A member of Georgia's judicial watchdog agency defended the agency’s work in front of a state House committee Thursday, while agreeing the agency needs changes.
State lawmakers this year passed legislation that would allow voters to decide in November whether or not to overhaul the Judicial Qualifications Commission, which handles ethics complaints against judges.
Richard Hyde, a member of the commission and an appointee by the governor, said he was proud of the agency’s work in the past. He pointed to examples of the resignations of dozens of judges – including one who pulled out a gun in court.
“The way that we investigate judges in Georgia is used as an international model of how to investigate judicial corruption,” Hyde said.
Hyde said the agency wasn’t perfect and needed fixes, but said he thinks some changes can be made without the passage of the constitutional amendment on November’s ballot.

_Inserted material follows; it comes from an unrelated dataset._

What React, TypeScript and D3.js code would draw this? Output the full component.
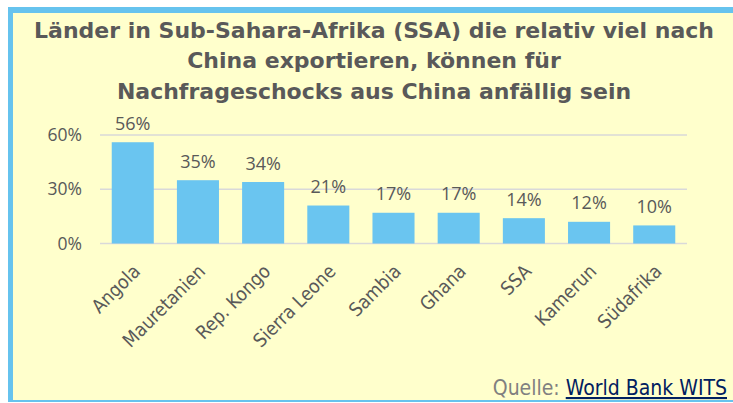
import React from "react";
import * as d3 from "d3";

const categories = ["Angola", "Mauretanien", "Rep. Kongo", "Sierra Leone", "Sambia", "Ghana", "SSA", "Kamerun", "Südafrika"];
const values = [56, 35, 34, 21, 17, 17, 14, 12, 10];
const valueLabels = ["56%", "35%", "34%", "21%", "17%", "17%", "14%", "12%", "10%"];
const yTicks = [0, 30, 60];
const titleLines = [
  "Länder in Sub-Sahara-Afrika (SSA) die relativ viel nach",
  "China exportieren, können für",
  "Nachfrageschocks aus China anfällig sein",
];

export default function App() {
  const W = 733, H = 403;
  const x = d3.scaleBand<string>().domain(categories).range([100, 687]).paddingInner(0.355).paddingOuter(0.18);
  const y = d3.scaleLinear().domain([0, 60]).range([243.5, 135]);
  const textCol = "#595959";
  return (
    <svg width={W} height={H} style={{ position: "absolute", left: 0, top: 0 }}>
      <rect x={0} y={0} width={W} height={H} fill="#ffffff" />
      <rect x={8} y={7} width={W - 8} height={395} fill="#FFFFCC" />
      <rect x={8} y={7} width={W - 8} height={6} fill="#66C3EE" />
      <rect x={8} y={7} width={5} height={395} fill="#66C3EE" />
      <rect x={8} y={400} width={W - 8} height={2} fill="#66C3EE" />
      {titleLines.map((t, i) => (
        <text key={i} x={374} y={37.5 + i * 30.5} textAnchor="middle" fontFamily="'DejaVu Sans'" fontWeight="bold" fontSize={22} fill={textCol}>{t}</text>
      ))}
      {yTicks.map((t) => (
        <g key={t}>
          <line x1={100} x2={687} y1={y(t)} y2={y(t)} stroke="#D9D9D9" strokeWidth={1.5} />
          <text x={82} y={y(t)} dy="0.35em" textAnchor="end" fontFamily="'Open Sans', 'Liberation Sans'" fontSize={17.5} fill={textCol}>{t}%</text>
        </g>
      ))}
      {categories.map((c, i) => {
        const bx = x(c)!;
        const cx = bx + x.bandwidth() / 2;
        return (
          <g key={c}>
            <rect x={bx} y={y(values[i])} width={x.bandwidth()} height={y(0) - y(values[i])} fill="#6AC5F0" />
            <text x={cx} y={y(values[i]) - 12.5} textAnchor="middle" fontFamily="'Open Sans', 'Liberation Sans'" fontSize={18} fill={textCol}>{valueLabels[i]}</text>
            <text transform={`translate(${cx - 1},${263}) rotate(-45)`} textAnchor="end" dy="0.71em" fontFamily="'DejaVu Sans Condensed', 'DejaVu Sans'" fontSize={19} fill={textCol}>{c}</text>
          </g>
        );
      })}
      <text x={727} y={395} textAnchor="end" fontFamily="'DejaVu Sans Condensed', 'DejaVu Sans'" fontSize={21}>
        <tspan fill="#808080">Quelle: </tspan>
        <tspan fill="#002060" textDecoration="underline">World Bank WITS</tspan>
      </text>
    </svg>
  );
}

He said the agency exists to “protect the public – not punish judges.”
But when asked about the current state of the commission, Hyde said it’s an “embarrassment.” Both the commission’s executive director and former chairman resigned earlier this year, the latter saying the state Legislature was trying reduce the agency’s power.
Judge Brenda Weaver, chair of the commission, also recently resigned following controversy of her connection to the arrest of a journalist who filed an open records request.
Supporters of the overhaul plan have said the agency needs more oversight and transparency, and have raised concerns about due process for judges investigated by the commission.
Critics say the plan, which would give more appointments to the state Legislature and take away seats from the State Bar, would strip the watchdog agency of its independence.
Hyde was the only commission member to testify Thursday.
State Rep. Wendell Willard, R-Sandy Springs, the study committee's chairman, said other commission members were invited, but only Hyde and another commissioner, Edward Tolley – who Wendell said is scheduled to testify next week – accepted.
“I think it’s a statement of the lack of interest on part of maybe the other commission members who failed to appear,” Willard said. “It’s not an inquisition, this is trying to get information to better understand what’s happening with the commission.”